As a corollary to his critique of the Northern media, Seneviratne offers an outsider’s view of the Indian media landscape. He chooses to ignore the comparative sanity of Indian newspapers and periodicals and, somewhat curiously, shows little interest in the accelerated outreach of ‘fake news’ hysteria in India through “social media” communication networks. Rather, by focusing on the massive outpouring of “news as panel discussion” across Indian television channels, he identifies that — the assault on thought and intelligence notwithstanding — the phenomenon had triggered a decisive tilt in favour of the “post-truth” mind-set. Gradually, his book builds on the reader’s awareness that the rejection of the traditional “watchdog”  function and the “attack dog” role-playing by sections of the Indian television media is not as ingenious as it appears — except for the greater crudity and aggression put up for display. Televised aggression, belligerence, histrionics and outrage, the sniffing out of ‘true’ villains, are petty acts of individual affect, without doubt, but these behaviours have Pavlovian undertones — the strategy of prioritizing panels-as-news has been learned through crude, persistent attempts of imitating Northern television.

In brief, if someone is interested in sifting through some ‘dead news’ about what went wrong with the global television media scene immediately before the outbreak of the Covid-19 pandemic, this book offers some uncomfortable facts to think about. It leaves out the technological side to “post-truth” though.
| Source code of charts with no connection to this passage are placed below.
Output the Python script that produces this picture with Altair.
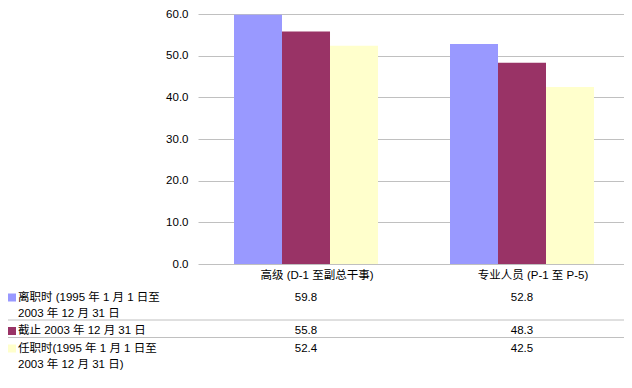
import altair as alt
import pandas as pd

# ---- data ----
categories = ["高级 (D-1 至副总干事)", "专业人员 (P-1 至 P-5)"]
series_keys = ["s1", "s2", "s3"]
series_labels = [
    ["离职时 (1995 年 1 月 1 日至", "2003 年 12 月 31 日"],
    ["截止 2003 年 12 月 31 日"],
    ["任职时(1995 年 1 月 1 日至", "2003 年 12 月 31 日)"],
]
values_s1 = [59.8, 52.8]
values_s2 = [55.8, 48.3]
values_s3 = [52.4, 42.5]
colors = ["#9999FF", "#993366", "#FFFFCC"]
y_ticks = [0, 10, 20, 30, 40, 50, 60]

all_values = [values_s1, values_s2, values_s3]
rows = []
for k, vals in zip(series_keys, all_values):
    for c, v in zip(categories, vals):
        rows.append({"category": c, "series": k, "value": v})
df = pd.DataFrame(rows)

FONT = "Liberation Sans, 'Noto Sans CJK SC', sans-serif"
FS = 11.5
LINE_H = 16
ROW_GAP = 17.5   # from last line of a row to first line of next row
SEP_OFF = 6.5    # separator below last line of a row
PLOT_W = 426

X = alt.X(
    "category:N",
    sort=categories,
    scale=alt.Scale(paddingInner=1 / 3, paddingOuter=0.1528, align=0.5455),
    axis=alt.Axis(title=None, labelAngle=0, ticks=False, domain=False,
                  labelPadding=5, labelOffset=11, labelFont=FONT, labelFontSize=FS,
                  labelColor="#000000", grid=False),
)
color_scale = alt.Scale(domain=series_keys, range=colors)

bars = alt.Chart(df).mark_bar(stroke=None).encode(
    x=X,
    xOffset=alt.XOffset("series:N", sort=series_keys,
                        scale=alt.Scale(paddingInner=0, paddingOuter=0)),
    y=alt.Y("value:Q", scale=alt.Scale(domain=[0, 60], nice=False),
            axis=alt.Axis(title=None, values=y_ticks, format=".1f",
                          ticks=False, domain=False, labelPadding=10,
                          labelFont=FONT, labelFontSize=FS,
                          labelColor="#000000", grid=True,
                          gridColor="#c0c0c0", gridWidth=1)),
    color=alt.Color("series:N", scale=color_scale, legend=None),
)

layers = [bars]

# table rows: vertical positions derived from line counts (layout only)
y = 283.5
for i, k in enumerate(series_keys):
    rc = y
    lines = series_labels[i]
    sub = df[df["series"] == k]
    layers.append(alt.Chart(sub).mark_text(
        font=FONT, fontSize=FS, color="#000000", baseline="middle", align="center"
    ).encode(x=X, y=alt.value(rc), text=alt.Text("value:Q", format=".1f")))
    lab_df = pd.DataFrame({"series": [k]})
    layers.append(alt.Chart(lab_df).mark_square(size=64, opacity=1, filled=True).encode(
        x=alt.value(-186), y=alt.value(rc),
        color=alt.Color("series:N", scale=color_scale, legend=None),
    ))
    for j, line in enumerate(lines):
        ldf = pd.DataFrame({"label": [line]})
        layers.append(alt.Chart(ldf).mark_text(
            font=FONT, fontSize=FS, color="#000000", baseline="middle", align="left"
        ).encode(x=alt.value(-180), y=alt.value(rc + j * LINE_H), text="label:N"))
    last = rc + (len(lines) - 1) * LINE_H
    if i < len(series_keys) - 1:
        layers.append(alt.Chart(lab_df).mark_rule(color="#c0c0c0", strokeWidth=1).encode(
            x=alt.value(-190), x2=alt.value(PLOT_W), y=alt.value(last + SEP_OFF)
        ))
    y = last + ROW_GAP

chart = alt.layer(*layers).properties(
    width=PLOT_W, height=250,
    autosize=alt.AutoSizeParams(type="none"),
    padding={"left": 190, "top": 6, "right": 0, "bottom": 116},
).configure_view(stroke=None)

chart.save("out.html", embed_options={"renderer": "svg", "actions": False})
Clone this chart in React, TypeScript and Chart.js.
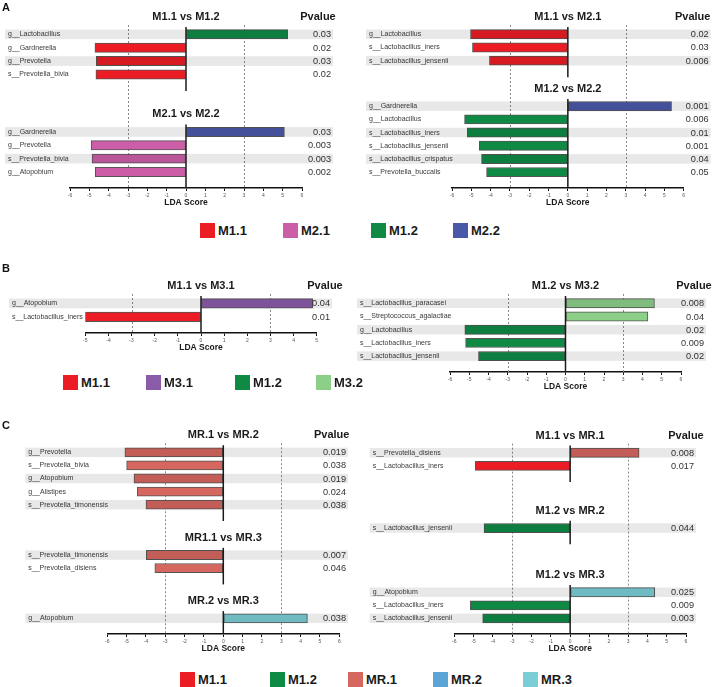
import React, { useEffect, useRef } from "react";
import { Chart, registerables } from "chart.js";

Chart.register(...registerables);

const FONT = '"Liberation Sans", Arial, Helvetica, sans-serif';

const classColors: Record<string, string> = {
  "M1.1": "#ec1c24",
  "M1.2": "#0e8a45",
  "M2.1": "#cc5ea8",
  "M2.2": "#4a58a8",
  "M3.1": "#8a5ba8",
  "M3.2": "#8ccf89",
  "MR.1": "#d6675f",
  "MR.2": "#5aa5d6",
  "MR.3": "#7bcdd6",
};

// ---------- Panel A (left column)
const a1Title = "M1.1 vs M1.2";
const a1Taxa = ["g__Lactobacillus", "g__Gardnerella", "g__Prevotella", "s__Prevotella_bivia"];
const a1Lda = [5.26, -4.71, -4.64, -4.66];
const a1P = ["0.03", "0.02", "0.03", "0.02"];
const a1Class = ["M1.2", "M1.1", "M1.1", "M1.1"];

const a2Title = "M2.1 vs M2.2";
const a2Taxa = ["g__Gardnerella", "g__Prevotella", "s__Prevotella_bivia", "g__Atopobium"];
const a2Lda = [5.09, -4.91, -4.86, -4.69];
const a2P = ["0.03", "0.003", "0.003", "0.002"];
const a2Class = ["M2.2", "M2.1", "M2.1", "M2.1"];

// ---------- Panel A (right column)
const a3Title = "M1.1 vs M2.1";
const a3Taxa = ["g__Lactobacillus", "s__Lactobacillus_iners", "s__Lactobacillus_jensenii"];
const a3Lda = [-5.04, -4.94, -4.06];
const a3P = ["0.02", "0.03", "0.006"];
const a3Class = ["M1.1", "M1.1", "M1.1"];

const a4Title = "M1.2 vs M2.2";
const a4Taxa = [
  "g__Gardnerella",
  "g__Lactobacillus",
  "s__Lactobacillus_iners",
  "s__Lactobacillus_jensenii",
  "s__Lactobacillus_crispatus",
  "s__Prevotella_buccalis",
];
const a4Lda = [5.37, -5.35, -5.21, -4.59, -4.47, -4.21];
const a4P = ["0.001", "0.006", "0.01", "0.001", "0.04", "0.05"];
const a4Class = ["M2.2", "M1.2", "M1.2", "M1.2", "M1.2", "M1.2"];

// ---------- Panel B
const b1Title = "M1.1 vs M3.1";
const b1Taxa = ["g__Atopobium", "s__Lactobacillus_iners"];
const b1Lda = [4.83, -5.0];
const b1P = ["0.04", "0.01"];
const b1Class = ["M3.1", "M1.1"];

const b2Title = "M1.2 vs M3.2";
const b2Taxa = [
  "s__Lactobacillus_paracasei",
  "s__Streptococcus_agalactiae",
  "g__Lactobacillus",
  "s__Lactobacillus_iners",
  "s__Lactobacillus_jensenii",
];
const b2Lda = [4.62, 4.28, -5.23, -5.19, -4.52];
const b2P = ["0.008", "0.04", "0.02", "0.009", "0.02"];
const b2Class = ["M3.2", "M3.2", "M1.2", "M1.2", "M1.2"];

// ---------- Panel C (left column)
const c1Title = "MR.1 vs MR.2";
const c1Taxa = [
  "g__Prevotella",
  "s__Prevotella_bivia",
  "g__Atopobium",
  "g__Alistipes",
  "s__Prevotella_timonensis",
];
const c1Lda = [-5.09, -5.0, -4.62, -4.45, -4.0];
const c1P = ["0.019", "0.038", "0.019", "0.024", "0.038"];
const c1Class = ["MR.1", "MR.1", "MR.1", "MR.1", "MR.1"];

const c2Title = "MR1.1 vs MR.3";
const c2Taxa = ["s__Prevotella_timonensis", "s__Prevotella_disiens"];
const c2Lda = [-3.98, -3.54];
const c2P = ["0.007", "0.046"];
const c2Class = ["MR.1", "MR.1"];

const c3Title = "MR.2 vs MR.3";
const c3Taxa = ["g__Atopobium"];
const c3Lda = [4.35];
const c3P = ["0.038"];
const c3Class = ["MR.3"];

// ---------- Panel C (right column)
const c4Title = "M1.1 vs MR.1";
const c4Taxa = ["s__Prevotella_disiens", "s__Lactobacillus_iners"];
const c4Lda = [3.57, -4.91];
const c4P = ["0.008", "0.017"];
const c4Class = ["MR.1", "M1.1"];

const c5Title = "M1.2 vs MR.2";
const c5Taxa = ["s__Lactobacillus_jensenii"];
const c5Lda = [-4.46];
const c5P = ["0.044"];
const c5Class = ["M1.2"];

const c6Title = "M1.2 vs MR.3";
const c6Taxa = ["g__Atopobium", "s__Lactobacillus_iners", "s__Lactobacillus_jensenii"];
const c6Lda = [4.38, -5.17, -4.53];
const c6P = ["0.025", "0.009", "0.003"];
const c6Class = ["MR.3", "M1.2", "M1.2"];

// ---------- Legends
const legendA = ["M1.1", "M2.1", "M1.2", "M2.2"];
const legendB = ["M1.1", "M3.1", "M1.2", "M3.2"];
const legendC = ["M1.1", "M1.2", "MR.1", "MR.2", "MR.3"];

type Group = { title: string; taxa: string[]; lda: number[]; p: string[]; cls: string[] };
type Geo = {
  left: number;
  top: number;
  width: number;
  labelX: number;
  chartLeft: number;
  chartRight: number;
  pRight: number;
  chartTop: number;
  axisY: number;
  pHeaderX: number;
  xMin: number;
  xMax: number;
  gaps: number[];
};

const AXIS_H = 20;
const Y_TOP = -0.7;
const Y_BOTTOM_EXTRA = 1.2;

const g = (title: string, taxa: string[], lda: number[], p: string[], cls: string[]): Group => ({
  title,
  taxa,
  lda,
  p,
  cls,
});

const columns: { groups: Group[]; geo: Geo }[] = [
  {
    groups: [g(a1Title, a1Taxa, a1Lda, a1P, a1Class), g(a2Title, a2Taxa, a2Lda, a2P, a2Class)],
    geo: { left: 0, top: 0, width: 350, labelX: 8, chartLeft: 70, chartRight: 302, pRight: 331, chartTop: 25, axisY: 187.5, pHeaderX: 318, xMin: -6, xMax: 6, gaps: [4.31] },
  },
  {
    groups: [g(a3Title, a3Taxa, a3Lda, a3P, a3Class), g(a4Title, a4Taxa, a4Lda, a4P, a4Class)],
    geo: { left: 356, top: 0, width: 357, labelX: 369, chartLeft: 452, chartRight: 683.7, pRight: 708.7, chartTop: 25, axisY: 188.3, pHeaderX: 692.7, xMin: -6, xMax: 6, gaps: [3.45] },
  },
  {
    groups: [g(b1Title, b1Taxa, b1Lda, b1P, b1Class)],
    geo: { left: 0, top: 272, width: 350, labelX: 12, chartLeft: 85.3, chartRight: 316.7, pRight: 330, chartTop: 294, axisY: 333.3, pHeaderX: 325, xMin: -5, xMax: 5, gaps: [] },
  },
  {
    groups: [g(b2Title, b2Taxa, b2Lda, b2P, b2Class)],
    geo: { left: 356, top: 272, width: 357, labelX: 360, chartLeft: 450, chartRight: 681, pRight: 704, chartTop: 294, axisY: 371.7, pHeaderX: 694, xMin: -6, xMax: 6, gaps: [] },
  },
  {
    groups: [
      g(c1Title, c1Taxa, c1Lda, c1P, c1Class),
      g(c2Title, c2Taxa, c2Lda, c2P, c2Class),
      g(c3Title, c3Taxa, c3Lda, c3P, c3Class),
    ],
    geo: { left: 0, top: 424, width: 356, labelX: 28.3, chartLeft: 107.3, chartRight: 339.3, pRight: 346, chartTop: 443.2, axisY: 634.3, pHeaderX: 331.7, xMin: -6, xMax: 6, gaps: [3.85, 3.84] },
  },
  {
    groups: [
      g(c4Title, c4Taxa, c4Lda, c4P, c4Class),
      g(c5Title, c5Taxa, c5Lda, c5P, c5Class),
      g(c6Title, c6Taxa, c6Lda, c6P, c6Class),
    ],
    geo: { left: 356, top: 424, width: 357, labelX: 372.7, chartLeft: 454.3, chartRight: 686, pRight: 694, chartTop: 443.6, axisY: 634.3, pHeaderX: 686, xMin: -6, xMax: 6, gaps: [4.77, 4.92] },
  },
];

type Row = { pos: number; label: string; p: string; value: number; color: string; stripe: boolean; group: number };

function LdaColumn({ groups, geo }: { groups: Group[]; geo: Geo }) {
  const ref = useRef<HTMLCanvasElement>(null);
  const height = Math.round(geo.axisY + AXIS_H - geo.top);

  useEffect(() => {
    const rows: Row[] = [];
    const groupSpans: { first: number; last: number; title: string }[] = [];
    groups.forEach((grp, gi) => {
      const start = gi === 0 ? 0 : rows[rows.length - 1].pos + geo.gaps[gi - 1];
      grp.taxa.forEach((t, i) => {
        rows.push({
          pos: start + i,
          label: t,
          p: grp.p[i],
          value: grp.lda[i],
          color: classColors[grp.cls[i]],
          stripe: i % 2 === 0,
          group: gi,
        });
      });
      groupSpans.push({ first: start, last: start + grp.taxa.length - 1, title: grp.title });
    });
    const yMin = Y_TOP;
    const yMax = rows[rows.length - 1].pos + Y_BOTTOM_EXTRA;
    const L = geo.left;
    const T = geo.top;
    const pitch = (geo.axisY - geo.chartTop) / (yMax - yMin);

    const decor = {
      id: "ldaDecor",
      beforeDatasetsDraw(chart: any) {
        const { ctx, chartArea, scales } = chart;
        const xs = scales.x;
        ctx.save();
        ctx.strokeStyle = "#8a8a8a";
        ctx.lineWidth = 1;
        ctx.setLineDash([2, 2]);
        for (const v of [-3, 3]) {
          const px = Math.round(xs.getPixelForValue(v)) + 0.5;
          ctx.beginPath();
          ctx.moveTo(px, chartArea.top);
          ctx.lineTo(px, chartArea.bottom);
          ctx.stroke();
        }
        ctx.restore();
      },
      afterDatasetsDraw(chart: any) {
        const { ctx, chartArea, scales } = chart;
        const ys = scales.y;
        const xs = scales.x;
        const sh = pitch * 0.72;
        const x0 = geo.labelX - 3 - L;
        const x1 = geo.pRight + 2 - L;
        // row labels and p-values, positioned on the y scale
        ctx.save();
        ctx.textBaseline = "middle";
        rows.forEach((r) => {
          const py = ys.getPixelForValue(r.pos);
          ctx.fillStyle = "#3a3a3a";
          ctx.font = `7px ${FONT}`;
          ctx.textAlign = "left";
          ctx.fillText(r.label, geo.labelX - L, py);
          ctx.fillStyle = "#333";
          ctx.font = `9.2px ${FONT}`;
          ctx.textAlign = "right";
          ctx.fillText(r.p, geo.pRight - L, py + 0.5);
        });
        ctx.restore();
        // alternating row shading (multiplied over bars)
        ctx.save();
        ctx.globalCompositeOperation = "multiply";
        ctx.fillStyle = "#e8e8e8";
        rows.forEach((r) => {
          if (r.stripe) ctx.fillRect(x0, ys.getPixelForValue(r.pos) - sh / 2, x1 - x0, sh);
        });
        ctx.restore();
        // zero lines per group
        const zx = xs.getPixelForValue(0);
        ctx.save();
        ctx.strokeStyle = "#1a1a1a";
        ctx.lineWidth = 1.5;
        groupSpans.forEach((sp, i) => {
          const top = ys.getPixelForValue(sp.first - 0.55);
          const bottom = i === groupSpans.length - 1 ? chartArea.bottom : ys.getPixelForValue(sp.last + 1.25);
          ctx.beginPath();
          ctx.moveTo(zx, top);
          ctx.lineTo(zx, bottom);
          ctx.stroke();
        });
        ctx.restore();
      },
      afterDraw(chart: any) {
        const { ctx, scales } = chart;
        const ys = scales.y;
        const xs = scales.x;
        const zx = xs.getPixelForValue(0);
        ctx.save();
        ctx.fillStyle = "#1a1a1a";
        ctx.font = `bold 11px ${FONT}`;
        ctx.textAlign = "center";
        ctx.textBaseline = "middle";
        groupSpans.forEach((sp) => {
          ctx.fillText(sp.title, zx, ys.getPixelForValue(sp.first - 1.32));
        });
        ctx.fillText("Pvalue", geo.pHeaderX - L, ys.getPixelForValue(groupSpans[0].first - 1.32));
        ctx.restore();
      },
    };

    const chart = new Chart(ref.current as HTMLCanvasElement, {
      type: "bar",
      data: {
        datasets: [
          {
            data: rows.map((r) => ({ x: r.value, y: r.pos })) as any,
            backgroundColor: rows.map((r) => r.color),
            borderColor: "rgba(55,55,55,0.85)",
            borderWidth: 1,
            borderSkipped: false,
            barThickness: pitch * 0.7,
          } as any,
        ],
      },
      options: {
        animation: false,
        responsive: false,
        maintainAspectRatio: false,
        indexAxis: "y",
        layout: {
          padding: {
            left: geo.chartLeft - L,
            right: L + geo.width - geo.chartRight,
            top: geo.chartTop - T,
            bottom: 0,
          },
        },
        plugins: { legend: { display: false }, tooltip: { enabled: false } },
        scales: {
          x: {
            type: "linear",
            position: "bottom",
            min: geo.xMin,
            max: geo.xMax,
            offset: false,
            ticks: {
              stepSize: 1,
              autoSkip: false,
              maxRotation: 0,
              minRotation: 0,
              padding: 2,
              color: "#555",
              font: { size: 5, family: FONT },
            },
            grid: { drawOnChartArea: false, drawTicks: true, tickLength: 3, tickColor: "#111", tickWidth: 1, offset: false },
            border: { display: true, color: "#111", width: 1.5 },
            title: {
              display: true,
              text: "LDA Score",
              color: "#1a1a1a",
              padding: 0,
              font: { size: 8.5, weight: "bold", family: FONT },
            },
            afterFit: (s: any) => {
              s.height = AXIS_H;
            },
          },
          y: {
            type: "linear",
            display: false,
            reverse: true,
            offset: false,
            min: yMin,
            max: yMax,
            bounds: "data",
            grid: { offset: false },
          },
        } as any,
      },
      plugins: [decor as any],
    });
    return () => chart.destroy();
  }, []);

  return (
    <canvas
      ref={ref}
      width={geo.width}
      height={height}
      style={{ position: "absolute", left: geo.left, top: geo.top, width: geo.width, height }}
    />
  );
}

function Legend({ items, xs, top }: { items: string[]; xs: number[]; top: number }) {
  return (
    <>
      {items.map((it, i) => (
        <div key={it + i} style={{ position: "absolute", left: xs[i], top, height: 15, display: "flex", alignItems: "center" }}>
          <div style={{ width: 14.5, height: 15, background: classColors[it] }} />
          <span style={{ marginLeft: 3.5, font: `bold 13px ${FONT}`, color: "#1a1a1a", lineHeight: "15px" }}>{it}</span>
        </div>
      ))}
    </>
  );
}

const letterStyle = (top: number): React.CSSProperties => ({
  position: "absolute",
  left: 2,
  top,
  font: `bold 11px ${FONT}`,
  color: "#111",
  lineHeight: "12px",
});

export default function App() {
  return (
    <div style={{ position: "absolute", left: 0, top: 0, width: 713, height: 687, overflow: "hidden", background: "#fff" }}>
      {columns.map((c, i) => (
        <LdaColumn key={i} groups={c.groups} geo={c.geo} />
      ))}
      <Legend items={legendA} xs={[200, 283, 371, 453]} top={223} />
      <Legend items={legendB} xs={[63, 146, 235, 316]} top={375} />
      <Legend items={legendC} xs={[180, 270, 348, 433, 523]} top={672} />
      <div style={letterStyle(1)}>A</div>
      <div style={letterStyle(262)}>B</div>
      <div style={letterStyle(419)}>C</div>
    </div>
  );
}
In 2016, the Oxford dictionary made “post-truth” its word of  the year, upsetting all the earlier innocent excitement about a technologically redefined future era of cultural communication — the word for the previous year, now forgotten, was the “Face with Tears of Joy” emoji. Four years later, “post-truth” acquires newer dimensions as destitute migrants trudged across the Indian subcontinent, joyous clocks in most television news-studios keep striking at thirteen, and instantaneous information appears on hand-held electronic devices with greater gusto, confirming reality according to prejudices.